Concern for the healthy growth and development of youth's intellectual, personal, social, and physical skills, coupled with recognition that out-of-school time is full of underutilized learning opportunities to foster growth and development, has prompted these schools to expand the time that they are open and available to students. All of the schools in this study have maintained a full academic program, but many also offer different educational activities afterschool. Several also provide at least some structured and constructive activities during a portion of the summer break.

It is particularly in the context of educating the whole child that the residential and Jesuit schools have influenced our thinking. Sometimes using their instructional staff, sometimes involving other adults, these schools extend the learning time in the day by many hours and explicitly accept responsibility for types of learning that go well beyond academics. We do not suggest that many more residential schools should be built (although orphanages have re-entered the policy arena). Nor do we mean to imply that families do not play the most critical role when it comes to learning values such as respect and responsibility. We do, however, come away from this study convinced that better use could be made of the total time available for education.

If there is one area that seems ripe for policy attention, it is the relationship between the schools and other educators in the society. In a recently published book entitled Urban Sanctuaries, McLaughlin, Irby, and Langman (1994) argue that lack of attractive out-of-school opportunities, not lack of interest, is the main reason inner-city youth spend so much time in unproductive and often destructive activities. Our conversations with students and faculty bear this out.

Schools in this study that are located in the most economically deprived neighborhoods in their cities report high participation rates in their afterschool, weekend, and summer programs. This may not seem surprising given that roughly 40 percent of an adolescent's time is discretionary and uncommitted (Medrich, 1991; Carnegie Council on Adolescent Development, 1992). But these participation rates do run counter to a common view of adolescents that McLaughlin and her colleagues encountered among foundations, government, and social agencies: the view that adolescents have no interest in organized activities no matter what their content. Our data suggest that young people are willing and eager to commit their free time to participation in activities that are provided through, or in association with, local schools when the activities are well-conceived and well-structured.

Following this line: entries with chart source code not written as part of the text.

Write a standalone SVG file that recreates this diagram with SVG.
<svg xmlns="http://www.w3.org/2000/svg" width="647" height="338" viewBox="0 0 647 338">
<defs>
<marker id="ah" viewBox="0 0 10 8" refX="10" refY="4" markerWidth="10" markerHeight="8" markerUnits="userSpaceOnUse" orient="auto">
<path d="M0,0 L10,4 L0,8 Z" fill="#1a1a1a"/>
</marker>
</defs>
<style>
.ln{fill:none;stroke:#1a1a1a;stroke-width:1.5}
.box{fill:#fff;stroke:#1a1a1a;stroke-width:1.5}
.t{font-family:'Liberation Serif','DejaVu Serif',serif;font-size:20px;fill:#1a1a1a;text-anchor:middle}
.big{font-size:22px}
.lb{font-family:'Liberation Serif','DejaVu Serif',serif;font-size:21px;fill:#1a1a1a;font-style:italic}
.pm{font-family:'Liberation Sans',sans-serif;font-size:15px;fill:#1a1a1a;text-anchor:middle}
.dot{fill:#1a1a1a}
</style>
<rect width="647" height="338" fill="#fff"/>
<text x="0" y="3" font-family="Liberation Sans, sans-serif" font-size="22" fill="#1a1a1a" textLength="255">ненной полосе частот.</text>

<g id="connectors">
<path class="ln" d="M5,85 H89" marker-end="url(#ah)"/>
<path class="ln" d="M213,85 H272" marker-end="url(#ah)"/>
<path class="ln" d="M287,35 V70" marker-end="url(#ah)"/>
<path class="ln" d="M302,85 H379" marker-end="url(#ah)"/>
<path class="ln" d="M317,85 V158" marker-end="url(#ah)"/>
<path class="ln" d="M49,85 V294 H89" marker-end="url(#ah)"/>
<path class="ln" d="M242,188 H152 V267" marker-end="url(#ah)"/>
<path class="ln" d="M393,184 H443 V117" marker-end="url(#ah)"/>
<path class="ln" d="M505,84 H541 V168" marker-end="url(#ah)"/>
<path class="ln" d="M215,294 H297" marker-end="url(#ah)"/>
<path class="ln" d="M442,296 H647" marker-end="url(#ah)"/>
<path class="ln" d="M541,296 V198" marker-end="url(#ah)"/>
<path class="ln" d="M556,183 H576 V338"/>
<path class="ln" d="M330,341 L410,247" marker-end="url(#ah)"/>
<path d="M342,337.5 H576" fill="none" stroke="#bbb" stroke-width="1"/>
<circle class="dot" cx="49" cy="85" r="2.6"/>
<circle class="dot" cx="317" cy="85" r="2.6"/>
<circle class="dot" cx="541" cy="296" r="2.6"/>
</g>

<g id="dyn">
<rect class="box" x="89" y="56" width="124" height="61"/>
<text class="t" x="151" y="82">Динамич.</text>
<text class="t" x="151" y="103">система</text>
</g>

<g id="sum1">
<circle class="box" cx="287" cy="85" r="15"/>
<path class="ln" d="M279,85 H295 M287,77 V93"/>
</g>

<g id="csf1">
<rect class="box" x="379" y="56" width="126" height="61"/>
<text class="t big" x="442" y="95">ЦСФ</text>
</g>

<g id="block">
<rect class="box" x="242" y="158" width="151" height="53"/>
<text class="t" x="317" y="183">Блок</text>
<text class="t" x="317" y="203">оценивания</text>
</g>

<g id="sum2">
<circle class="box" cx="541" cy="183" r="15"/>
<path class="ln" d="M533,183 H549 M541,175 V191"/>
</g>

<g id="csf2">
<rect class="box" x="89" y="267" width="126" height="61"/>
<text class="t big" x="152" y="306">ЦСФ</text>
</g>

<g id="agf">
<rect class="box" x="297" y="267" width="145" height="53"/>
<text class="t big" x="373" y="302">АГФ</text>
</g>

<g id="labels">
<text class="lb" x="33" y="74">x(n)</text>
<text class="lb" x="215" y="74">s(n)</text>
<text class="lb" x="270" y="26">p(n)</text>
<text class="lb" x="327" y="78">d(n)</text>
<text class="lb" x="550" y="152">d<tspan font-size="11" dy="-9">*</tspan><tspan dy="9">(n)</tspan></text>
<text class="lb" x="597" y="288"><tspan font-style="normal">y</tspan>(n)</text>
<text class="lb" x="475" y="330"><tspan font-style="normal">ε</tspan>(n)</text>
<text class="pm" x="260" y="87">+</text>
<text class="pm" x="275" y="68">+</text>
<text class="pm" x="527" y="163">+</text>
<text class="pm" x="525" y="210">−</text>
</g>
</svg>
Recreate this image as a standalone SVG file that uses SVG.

Finally, McLaughlin and her colleagues point out that many of the nonschool experiences that young people have result in learning--sometimes learning that is more relevant and important to them that what they learn at school (assuming that they have not yet dropped out). To the best of our knowledge, the educational system in the United States--public and private schools alike--has never seriously entertained the idea that learning derived somewhere other than a school should be allowed to "count" toward the all-important credentials that mark completion or mastery. We suggest that now is an excellent time to examine this issue. The schools complain that problems are multiplying and that they are expected to "do it all." That does not have to be the case. Help is available--if schools, policymakers, and citizens will accept it as legitimate.